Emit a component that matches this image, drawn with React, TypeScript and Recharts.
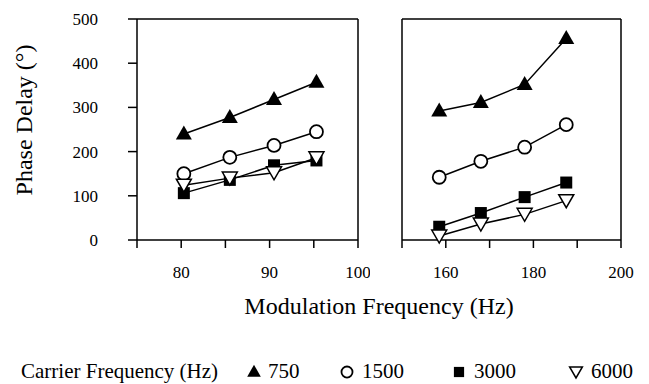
import React from "react";
import { ScatterChart, Scatter, XAxis, YAxis, CartesianGrid } from "recharts";

// modulation frequencies (Hz) for the two panels
const modLow = [80.3, 85.5, 90.5, 95.3];
const modHigh = [158.5, 168, 178, 187.5];

// phase delay (deg) per carrier frequency, low panel
const phase750Low = [240, 277, 318, 357];
const phase1500Low = [150, 187, 214, 245];
const phase3000Low = [106, 136, 169, 180];
const phase6000Low = [124, 140, 152, 186];

// phase delay (deg) per carrier frequency, high panel
const phase750High = [292, 311, 352, 456];
const phase1500High = [142, 178, 210, 261];
const phase3000High = [30, 61, 97, 130];
const phase6000High = [9, 36, 58, 89];

const carriers = ["750", "1500", "3000", "6000"];
const yTicks = [0, 100, 200, 300, 400, 500];
const lowTicks = [75, 80, 85, 90, 95, 100];
const lowLabels = [80, 90, 100];
const highTicks = [150, 160, 170, 180, 190, 200];
const highLabels = [160, 180, 200];

const FONT = "Liberation Serif, Times New Roman, serif";

const toPoints = (xs: number[], ys: number[]) => xs.map((x, i) => ({ x, y: ys[i] }));

type Kind = "tri" | "circle" | "square" | "inv";
const kinds: Kind[] = ["tri", "circle", "square", "inv"];

function Marker({ kind, cx, cy, s = 1 }: { kind: Kind; cx: number; cy: number; s?: number }) {
  if (kind === "tri")
    return (
      <polygon
        points={`${cx},${cy - 8.5 * s} ${cx - 8 * s},${cy + 5.5 * s} ${cx + 8 * s},${cy + 5.5 * s}`}
        fill="#000"
      />
    );
  if (kind === "circle")
    return <circle cx={cx} cy={cy} r={6.5 * s} fill="#fff" stroke="#000" strokeWidth={1.8} />;
  if (kind === "square")
    return <rect x={cx - 6 * s} y={cy - 6 * s} width={12 * s} height={12 * s} fill="#000" />;
  return (
    <polygon
      points={`${cx - 7.5 * s},${cy - 6 * s} ${cx + 7.5 * s},${cy - 6 * s} ${cx},${cy + 7 * s}`}
      fill="#fff"
      stroke="#000"
      strokeWidth={1.5}
    />
  );
}

const axisStyle = { stroke: "#000", strokeWidth: 1.5 };
const tickFont = { fontSize: 17, fill: "#000", fontFamily: FONT };

function Panel({
  xs,
  series,
  domain,
  ticks,
  labels,
  showY,
  left,
  width,
  yWidth,
  right,
}: {
  xs: number[];
  series: number[][];
  domain: [number, number];
  ticks: number[];
  labels: number[];
  showY: boolean;
  left: number;
  width: number;
  yWidth: number;
  right: number;
}) {
  return (
    <div style={{ position: "absolute", left, top: 0 }}>
      <ScatterChart width={width} height={300} margin={{ top: 19, right, bottom: 10, left: 0 }}>
        {/* only the top and right edges of the box */}
        <CartesianGrid
          stroke="#000"
          strokeWidth={1.5}
          horizontalCoordinatesGenerator={({ offset }: any) => [offset.top]}
          verticalCoordinatesGenerator={({ offset }: any) => [offset.left + offset.width]}
        />
        <XAxis
          type="number"
          dataKey="x"
          domain={domain}
          ticks={ticks}
          interval={0}
          allowDataOverflow
          tickFormatter={(v: number) => (labels.includes(v) ? String(v) : "")}
          tick={tickFont}
          tickSize={8}
          tickMargin={18}
          height={50}
          axisLine={axisStyle}
          tickLine={axisStyle}
        />
        <YAxis
          type="number"
          dataKey="y"
          domain={[0, 500]}
          ticks={yTicks}
          interval={0}
          tick={showY ? tickFont : false}
          tickSize={9}
          tickMargin={30}
          width={yWidth}
          axisLine={axisStyle}
          tickLine={axisStyle}
        />
        {series.map((ys, i) => (
          <Scatter
            key={carriers[i]}
            name={carriers[i]}
            data={toPoints(xs, ys)}
            line={{ stroke: "#000", strokeWidth: 1.5 }}
            isAnimationActive={false}
            shape={(p: any) => <Marker kind={kinds[i]} cx={p.cx} cy={p.cy} />}
          />
        ))}
      </ScatterChart>
    </div>
  );
}

// legend x positions: [icon centre, label left]
const legendPos: [number, number][] = [
  [254, 268],
  [347, 362],
  [459, 474],
  [576, 591],
];
const LEGEND_Y = 371;

export default function App() {
  return (
    <div
      style={{
        position: "absolute",
        left: 0,
        top: 0,
        width: 649,
        height: 384,
        background: "#fff",
        fontFamily: FONT,
        color: "#000",
      }}
    >
      <Panel
        xs={modLow}
        series={[phase750Low, phase1500Low, phase3000Low, phase6000Low]}
        domain={[75, 100]}
        ticks={lowTicks}
        labels={lowLabels}
        showY
        left={0}
        width={370}
        yWidth={137}
        right={12}
      />
      <Panel
        xs={modHigh}
        series={[phase750High, phase1500High, phase3000High, phase6000High]}
        domain={[150, 200]}
        ticks={highTicks}
        labels={highLabels}
        showY={false}
        left={370}
        width={279}
        yWidth={32}
        right={28}
      />
      <div
        style={{
          position: "absolute",
          left: 24,
          top: 120,
          transform: "translate(-50%, -50%) rotate(-90deg)",
          whiteSpace: "nowrap",
          fontSize: 24,
        }}
      >
        Phase Delay (°)
      </div>
      <div
        style={{
          position: "absolute",
          left: 379,
          top: 306,
          transform: "translate(-50%, -50%)",
          whiteSpace: "nowrap",
          fontSize: 24,
        }}
      >
        Modulation Frequency (Hz)
      </div>
      <div
        style={{
          position: "absolute",
          left: 21,
          top: LEGEND_Y,
          transform: "translateY(-50%)",
          whiteSpace: "nowrap",
          fontSize: 21,
        }}
      >
        Carrier Frequency (Hz)
      </div>
      {carriers.map((c, i) => (
        <React.Fragment key={c}>
          <svg
            width={20}
            height={20}
            style={{ position: "absolute", left: legendPos[i][0] - 10, top: LEGEND_Y - 9 }}
          >
            <Marker kind={kinds[i]} cx={10} cy={10} s={0.85} />
          </svg>
          <div
            style={{
              position: "absolute",
              left: legendPos[i][1],
              top: LEGEND_Y,
              transform: "translateY(-50%)",
              fontSize: 21,
            }}
          >
            {c}
          </div>
        </React.Fragment>
      ))}
    </div>
  );
}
· · · ·
◆ Instructions for the task ◆
Please take the lines from the beginning of the data above through the line holding "const phase6000High = [9, 36, 58, 89];" and transcribe them exactly, without any pictures.

◆ Correct output ◆
Emit a component that matches this image, drawn with React, TypeScript and Recharts.
import React from "react";
import { ScatterChart, Scatter, XAxis, YAxis, CartesianGrid } from "recharts";

// modulation frequencies (Hz) for the two panels
const modLow = [80.3, 85.5, 90.5, 95.3];
const modHigh = [158.5, 168, 178, 187.5];

// phase delay (deg) per carrier frequency, low panel
const phase750Low = [240, 277, 318, 357];
const phase1500Low = [150, 187, 214, 245];
const phase3000Low = [106, 136, 169, 180];
const phase6000Low = [124, 140, 152, 186];

// phase delay (deg) per carrier frequency, high panel
const phase750High = [292, 311, 352, 456];
const phase1500High = [142, 178, 210, 261];
const phase3000High = [30, 61, 97, 130];
const phase6000High = [9, 36, 58, 89];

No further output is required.